** begin **

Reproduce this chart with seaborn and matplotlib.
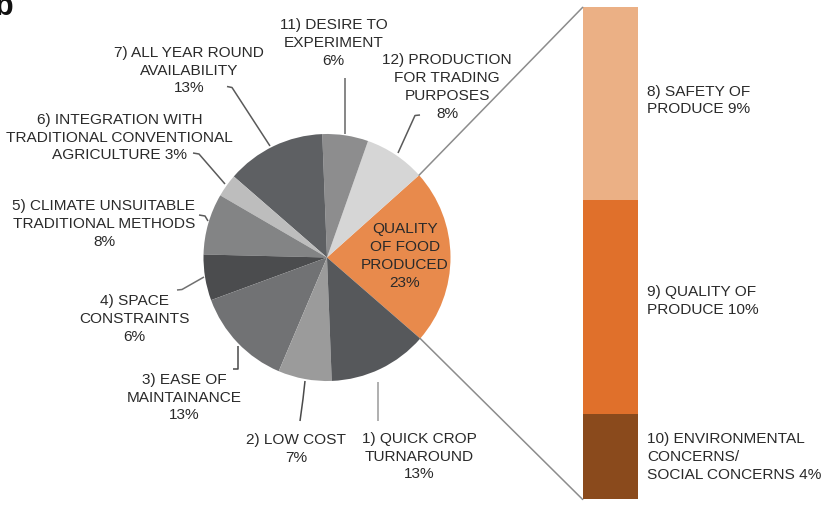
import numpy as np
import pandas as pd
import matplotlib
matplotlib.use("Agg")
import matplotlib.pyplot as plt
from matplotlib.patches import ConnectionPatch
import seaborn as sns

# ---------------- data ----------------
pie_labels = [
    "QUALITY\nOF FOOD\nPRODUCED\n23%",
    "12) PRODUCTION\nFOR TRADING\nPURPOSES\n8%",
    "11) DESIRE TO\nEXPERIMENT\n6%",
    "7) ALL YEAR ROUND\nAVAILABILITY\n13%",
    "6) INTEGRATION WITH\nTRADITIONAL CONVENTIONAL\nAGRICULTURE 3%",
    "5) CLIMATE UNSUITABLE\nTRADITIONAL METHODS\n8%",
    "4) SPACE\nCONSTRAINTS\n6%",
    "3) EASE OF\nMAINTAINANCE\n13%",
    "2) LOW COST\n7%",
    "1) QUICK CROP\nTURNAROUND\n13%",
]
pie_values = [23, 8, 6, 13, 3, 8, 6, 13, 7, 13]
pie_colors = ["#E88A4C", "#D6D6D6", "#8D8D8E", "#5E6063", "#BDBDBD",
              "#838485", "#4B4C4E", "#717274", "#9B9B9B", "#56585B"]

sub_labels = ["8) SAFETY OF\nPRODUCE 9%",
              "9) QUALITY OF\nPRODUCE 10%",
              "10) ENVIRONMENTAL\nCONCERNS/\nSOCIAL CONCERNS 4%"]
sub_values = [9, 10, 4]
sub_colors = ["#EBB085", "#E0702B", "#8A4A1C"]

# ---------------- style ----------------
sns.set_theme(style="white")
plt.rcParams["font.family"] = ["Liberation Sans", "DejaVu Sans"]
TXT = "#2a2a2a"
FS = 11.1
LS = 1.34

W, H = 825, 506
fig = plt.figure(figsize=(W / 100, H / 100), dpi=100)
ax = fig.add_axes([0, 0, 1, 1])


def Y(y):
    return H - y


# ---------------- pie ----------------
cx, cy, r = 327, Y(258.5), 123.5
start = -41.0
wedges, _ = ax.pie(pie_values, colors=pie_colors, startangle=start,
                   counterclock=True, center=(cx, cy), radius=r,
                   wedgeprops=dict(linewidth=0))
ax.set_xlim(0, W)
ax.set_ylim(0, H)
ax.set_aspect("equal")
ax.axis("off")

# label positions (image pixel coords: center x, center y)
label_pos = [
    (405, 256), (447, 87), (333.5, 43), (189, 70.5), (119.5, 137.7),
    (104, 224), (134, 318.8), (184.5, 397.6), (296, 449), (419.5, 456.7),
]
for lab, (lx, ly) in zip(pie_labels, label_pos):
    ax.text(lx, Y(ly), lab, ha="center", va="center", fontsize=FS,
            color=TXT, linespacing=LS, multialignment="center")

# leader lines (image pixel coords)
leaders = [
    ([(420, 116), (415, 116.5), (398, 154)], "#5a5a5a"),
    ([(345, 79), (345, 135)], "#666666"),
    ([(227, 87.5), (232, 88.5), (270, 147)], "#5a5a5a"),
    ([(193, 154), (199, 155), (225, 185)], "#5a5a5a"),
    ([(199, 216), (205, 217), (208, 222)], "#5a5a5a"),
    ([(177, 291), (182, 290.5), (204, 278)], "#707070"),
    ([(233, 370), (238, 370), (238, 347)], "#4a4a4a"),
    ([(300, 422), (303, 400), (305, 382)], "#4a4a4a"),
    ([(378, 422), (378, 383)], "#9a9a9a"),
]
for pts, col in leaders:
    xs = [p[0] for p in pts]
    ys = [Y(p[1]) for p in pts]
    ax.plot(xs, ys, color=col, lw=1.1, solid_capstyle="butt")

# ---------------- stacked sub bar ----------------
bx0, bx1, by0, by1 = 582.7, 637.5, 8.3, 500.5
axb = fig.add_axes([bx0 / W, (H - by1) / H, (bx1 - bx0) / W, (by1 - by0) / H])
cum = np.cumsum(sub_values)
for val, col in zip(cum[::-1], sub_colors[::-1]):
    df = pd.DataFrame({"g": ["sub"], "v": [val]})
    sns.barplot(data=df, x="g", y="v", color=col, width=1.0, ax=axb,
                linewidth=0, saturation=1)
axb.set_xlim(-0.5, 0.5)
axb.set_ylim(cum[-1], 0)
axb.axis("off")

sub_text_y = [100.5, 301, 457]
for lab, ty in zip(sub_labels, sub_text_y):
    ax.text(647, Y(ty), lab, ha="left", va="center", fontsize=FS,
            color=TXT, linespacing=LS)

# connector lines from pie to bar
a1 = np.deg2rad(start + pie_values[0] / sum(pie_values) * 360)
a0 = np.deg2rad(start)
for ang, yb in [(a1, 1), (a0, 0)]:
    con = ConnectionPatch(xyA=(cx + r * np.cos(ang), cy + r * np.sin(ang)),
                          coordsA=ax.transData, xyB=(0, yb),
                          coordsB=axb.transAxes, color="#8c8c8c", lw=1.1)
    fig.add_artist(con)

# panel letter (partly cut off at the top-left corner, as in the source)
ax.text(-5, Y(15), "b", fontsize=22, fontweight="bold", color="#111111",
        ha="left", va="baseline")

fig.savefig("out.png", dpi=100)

** end **

#### EXERCISE BRIEF
Write the listing above out again exactly, dropping each image.

#### RESULT OF THIS EXERCISE
Reproduce this chart with seaborn and matplotlib.
import numpy as np
import pandas as pd
import matplotlib
matplotlib.use("Agg")
import matplotlib.pyplot as plt
from matplotlib.patches import ConnectionPatch
import seaborn as sns

# ---------------- data ----------------
pie_labels = [
    "QUALITY\nOF FOOD\nPRODUCED\n23%",
    "12) PRODUCTION\nFOR TRADING\nPURPOSES\n8%",
    "11) DESIRE TO\nEXPERIMENT\n6%",
    "7) ALL YEAR ROUND\nAVAILABILITY\n13%",
    "6) INTEGRATION WITH\nTRADITIONAL CONVENTIONAL\nAGRICULTURE 3%",
    "5) CLIMATE UNSUITABLE\nTRADITIONAL METHODS\n8%",
    "4) SPACE\nCONSTRAINTS\n6%",
    "3) EASE OF\nMAINTAINANCE\n13%",
    "2) LOW COST\n7%",
    "1) QUICK CROP\nTURNAROUND\n13%",
]
pie_values = [23, 8, 6, 13, 3, 8, 6, 13, 7, 13]
pie_colors = ["#E88A4C", "#D6D6D6", "#8D8D8E", "#5E6063", "#BDBDBD",
              "#838485", "#4B4C4E", "#717274", "#9B9B9B", "#56585B"]

sub_labels = ["8) SAFETY OF\nPRODUCE 9%",
              "9) QUALITY OF\nPRODUCE 10%",
              "10) ENVIRONMENTAL\nCONCERNS/\nSOCIAL CONCERNS 4%"]
sub_values = [9, 10, 4]
sub_colors = ["#EBB085", "#E0702B", "#8A4A1C"]

# ---------------- style ----------------
sns.set_theme(style="white")
plt.rcParams["font.family"] = ["Liberation Sans", "DejaVu Sans"]
TXT = "#2a2a2a"
FS = 11.1
LS = 1.34

W, H = 825, 506
fig = plt.figure(figsize=(W / 100, H / 100), dpi=100)
ax = fig.add_axes([0, 0, 1, 1])


def Y(y):
    return H - y


# ---------------- pie ----------------
cx, cy, r = 327, Y(258.5), 123.5
start = -41.0
wedges, _ = ax.pie(pie_values, colors=pie_colors, startangle=start,
                   counterclock=True, center=(cx, cy), radius=r,
                   wedgeprops=dict(linewidth=0))
ax.set_xlim(0, W)
ax.set_ylim(0, H)
ax.set_aspect("equal")
ax.axis("off")

# label positions (image pixel coords: center x, center y)
label_pos = [
    (405, 256), (447, 87), (333.5, 43), (189, 70.5), (119.5, 137.7),
    (104, 224), (134, 318.8), (184.5, 397.6), (296, 449), (419.5, 456.7),
]
for lab, (lx, ly) in zip(pie_labels, label_pos):
    ax.text(lx, Y(ly), lab, ha="center", va="center", fontsize=FS,
            color=TXT, linespacing=LS, multialignment="center")

# leader lines (image pixel coords)
leaders = [
    ([(420, 116), (415, 116.5), (398, 154)], "#5a5a5a"),
    ([(345, 79), (345, 135)], "#666666"),
    ([(227, 87.5), (232, 88.5), (270, 147)], "#5a5a5a"),
    ([(193, 154), (199, 155), (225, 185)], "#5a5a5a"),
    ([(199, 216), (205, 217), (208, 222)], "#5a5a5a"),
    ([(177, 291), (182, 290.5), (204, 278)], "#707070"),
    ([(233, 370), (238, 370), (238, 347)], "#4a4a4a"),
    ([(300, 422), (303, 400), (305, 382)], "#4a4a4a"),
    ([(378, 422), (378, 383)], "#9a9a9a"),
]
for pts, col in leaders:
    xs = [p[0] for p in pts]
    ys = [Y(p[1]) for p in pts]
    ax.plot(xs, ys, color=col, lw=1.1, solid_capstyle="butt")

# ---------------- stacked sub bar ----------------
bx0, bx1, by0, by1 = 582.7, 637.5, 8.3, 500.5
axb = fig.add_axes([bx0 / W, (H - by1) / H, (bx1 - bx0) / W, (by1 - by0) / H])
cum = np.cumsum(sub_values)
for val, col in zip(cum[::-1], sub_colors[::-1]):
    df = pd.DataFrame({"g": ["sub"], "v": [val]})
    sns.barplot(data=df, x="g", y="v", color=col, width=1.0, ax=axb,
                linewidth=0, saturation=1)
axb.set_xlim(-0.5, 0.5)
axb.set_ylim(cum[-1], 0)
axb.axis("off")

sub_text_y = [100.5, 301, 457]
for lab, ty in zip(sub_labels, sub_text_y):
    ax.text(647, Y(ty), lab, ha="left", va="center", fontsize=FS,
            color=TXT, linespacing=LS)

# connector lines from pie to bar
a1 = np.deg2rad(start + pie_values[0] / sum(pie_values) * 360)
a0 = np.deg2rad(start)
for ang, yb in [(a1, 1), (a0, 0)]:
    con = ConnectionPatch(xyA=(cx + r * np.cos(ang), cy + r * np.sin(ang)),
                          coordsA=ax.transData, xyB=(0, yb),
                          coordsB=axb.transAxes, color="#8c8c8c", lw=1.1)
    fig.add_artist(con)

# panel letter (partly cut off at the top-left corner, as in the source)
ax.text(-5, Y(15), "b", fontsize=22, fontweight="bold", color="#111111",
        ha="left", va="baseline")

fig.savefig("out.png", dpi=100)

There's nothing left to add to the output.